DÚVIDAS

Sobre a substantivação

Em aulas de gramática, especialmente de morfologia, costuma-se explicar o processo de substantivação principalmente com o uso de artigos (definidos ou indefinidos). No entanto, considerando que os substantivos podem ser determinados por outras classes de palavras nominais, como pronomes, adjetivos e numerais, seria correto dizer que esse processo também pode ocorrer por meio deles?

Por exemplo, em uma frase como «Naquele momento, Maria lançou estonteante olhar ao seu amado, o qual, também a fitava apaixonado», o substantivo olhar é determinado pelo adjetivo estonteante

Isso leva a uma nova questão: estaria esse adjetivo funcionando como um simples determinante do substantivo ou como uma espécie de determinante substantivador? Ou, neste caso, ambas as classificações se aplicariam igualmente?

Em síntese, ainda que essa questão mostre-se elementar, ela tem me inquietado.

Desde já, agradeço qualquer esclarecimento.

Resposta

A substantivação insere-se num processo de formação de palavras designado como derivação imprópria, ou, mais recentemente, conversão.

Todas as gramáticas e dicionários consultados, quando inserem exemplos, recorrem, efetivamente, aos artigos, quer definidos, quer indefinidos. Além disso, seja qual for a classe a que pertence a palavra sujeita a um processo de conversão, ela suporta a anteposição de um artigo.

Poderemos, pois, dizer que a anteposição de um artigo, definido ou indefinido, permite identificar todos os processos de conversão em que a classe final, ou de chegada, seja o substantivo, ou nome. Seguem-se exemplos retirados de um artigo de Daniela Otsuka. O sublinhado é nosso.

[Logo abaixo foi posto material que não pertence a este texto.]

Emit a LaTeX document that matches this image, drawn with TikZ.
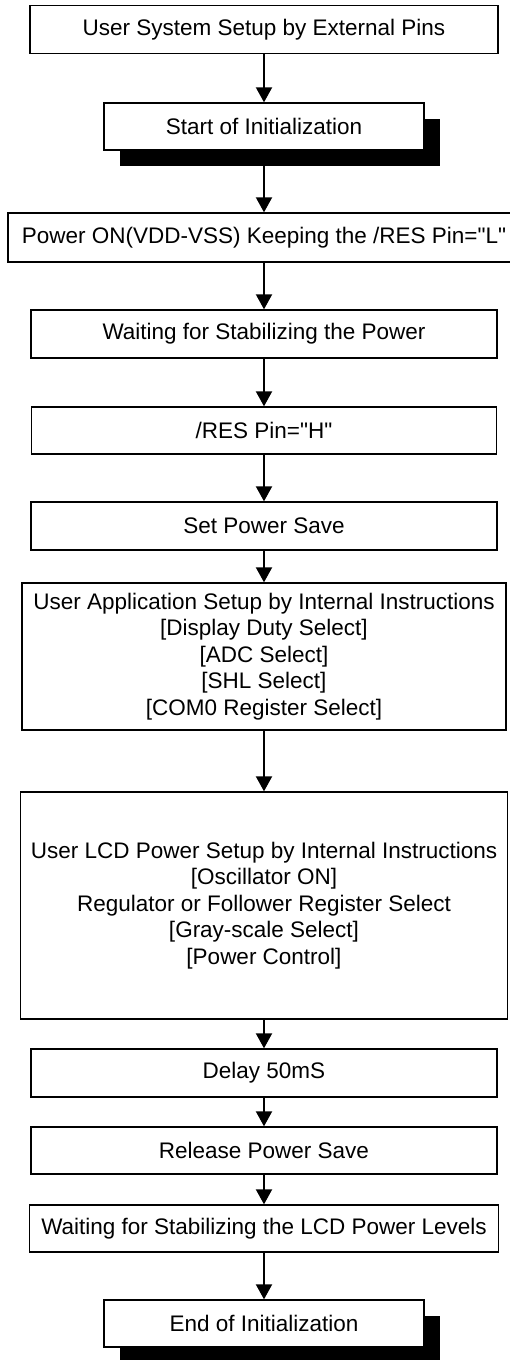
\documentclass[tikz,border=0pt]{standalone}
\usepackage{fontspec}
\setmainfont{Liberation Sans}
\usetikzlibrary{arrows.meta,shadows}

\begin{document}
\begin{tikzpicture}[
  stepbox/.style={rectangle, draw, line width=0.75pt, fill=white, minimum height=0.96cm, align=center, inner sep=0pt, font=\fontsize{12.8}{15}\selectfont},
  shadowed/.style={general shadow={fill=black, shadow xshift=0.32cm, shadow yshift=-0.32cm}},
  flow/.style={-{Triangle[length=3mm, width=3.2mm]}, line width=1.1pt},
]
  \useasboundingbox (0,0) rectangle (10.18,-27.2);

  \node[stepbox, minimum width=9.36cm] (extpins) at (5.28,-0.59) {User System Setup by External Pins};
  \node[stepbox, shadowed, minimum width=6.40cm, minimum height=0.94cm] (start) at (5.28,-2.53) {Start of Initialization};
  \node[stepbox, minimum width=10.24cm, minimum height=0.98cm] (poweron) at (5.28,-4.75) {Power ON(VDD-VSS) Keeping the /RES Pin=\textquotedbl L\textquotedbl};
  \node[stepbox, minimum width=9.32cm] (waitpwr) at (5.28,-6.68) {Waiting for Stabilizing the Power};
  \node[stepbox, minimum width=9.30cm, minimum height=0.94cm] (reshigh) at (5.28,-8.61) {/RES Pin=\textquotedbl H\textquotedbl};
  \node[stepbox, minimum width=9.32cm] (setsave) at (5.28,-10.52) {Set Power Save};
  \node[stepbox, minimum width=9.68cm, minimum height=2.94cm] (appsetup) at (5.28,-13.13)
    {User Application Setup by Internal Instructions\\{[}Display Duty Select]\\{[}ADC Select]\\{[}SHL Select]\\{[}COM0 Register Select]};
  \node[stepbox, minimum width=9.74cm, minimum height=4.54cm] (lcdsetup) at (5.28,-18.11)
    {User LCD Power Setup by Internal Instructions\\{[}Oscillator ON]\\Regulator or Follower Register Select\\{[}Gray-scale Select]\\{[}Power Control]};
  \node[stepbox, minimum width=9.32cm] (delay) at (5.28,-21.46) {Delay 50mS};
  \node[stepbox, minimum width=9.32cm, minimum height=0.94cm] (relsave) at (5.28,-23.01) {Release Power Save};
  \node[stepbox, minimum width=9.38cm, minimum height=0.94cm] (waitlcd) at (5.28,-24.57) {Waiting for Stabilizing the LCD Power Levels};
  \node[stepbox, shadowed, minimum width=6.40cm, minimum height=0.94cm] (finish) at (5.28,-26.47) {End of Initialization};

  \draw[flow] (extpins) -- (start);
  \draw[flow] (start) -- (poweron);
  \draw[flow] (poweron) -- (waitpwr);
  \draw[flow] (waitpwr) -- (reshigh);
  \draw[flow] (reshigh) -- (setsave);
  \draw[flow] (setsave) -- (appsetup);
  \draw[flow] (appsetup) -- (lcdsetup);
  \draw[flow] (lcdsetup) -- (delay);
  \draw[flow] (delay) -- (relsave);
  \draw[flow] (relsave) -- (waitlcd);
  \draw[flow] (waitlcd) -- (finish);
\end{tikzpicture}
\end{document}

(1)    O andar de Regina era triste.
(2)    O não sem explicação se torna pesado.
(3)    Daniel exclamou um oh muito triste.

Por outro lado, Vânia Duarte afirma «- Não devemos confundir substantivos acompanhados de artigos com palavras substantivadas, uma vez que nesse último caso o artigo tem a função de modificá-las, e não de acompanhá-las, determinando-as.»

Ao analisar a frase que submete a apreciação,

(1)    «Naquele momento, Maria lançou estonteante olhar ao seu amado, o qual, também a fitava apaixonado»

importa ter em conta que, sendo falantes da variante europeia do português, podemos incorrer em alguma falha. Isto, porque, à primeira vista, diríamos que a frase carece de um artigo indefinido:

(1.1)    Naquele momento, Maria lançou um estonteante olhar ao seu amado, o qual, também a fitava apaixonado.

Se esse artigo fizer mesmo falta, como nos parece, então o processo de substantivação corresponde ao que os gramáticos descrevem e um será, seguindo Vânia Duarte, citada acima, não um determinante, mas um modificador.

Por outro lado, recorrendo à descrição em dicionários, por exemplo no Priberam, podemos encontrar para determinante:

«Determinante: 1. Que determina. 2. [Gramática] Palavra que geralmente precede um nome, constituindo com ele um sintagma nominal e o actualiza no enunciado (…).

Se, em vez de determinante procurarmos determinativo veremos:

«Determinativo: 1. Que determina. 2. [Gramática] Que restringe a significação de um nome a determinada relação de posse, lugar, etc. (Diz-se em oposição a qualificativo.)»

Determinativo tem, no Dicionário Houaiss, descrição semelhante:

«Adjt. que ou o que determina (algo)1- GRAM Ling que ou o que restringe, torna mais preciso, o alcance do significado do substantivo […]. Adjt GRAM TRAD obsol. 2 que está junto de um substantivo, determinando-o […] (adjetivo d.), p. opos. a qualificativo.»

Parece-nos, assim, relevante que os estudos se centrem nos artigos, pois eles permitem identificar todos os casos de substantivação, seja qual for a classe original e central da palavra substantivada.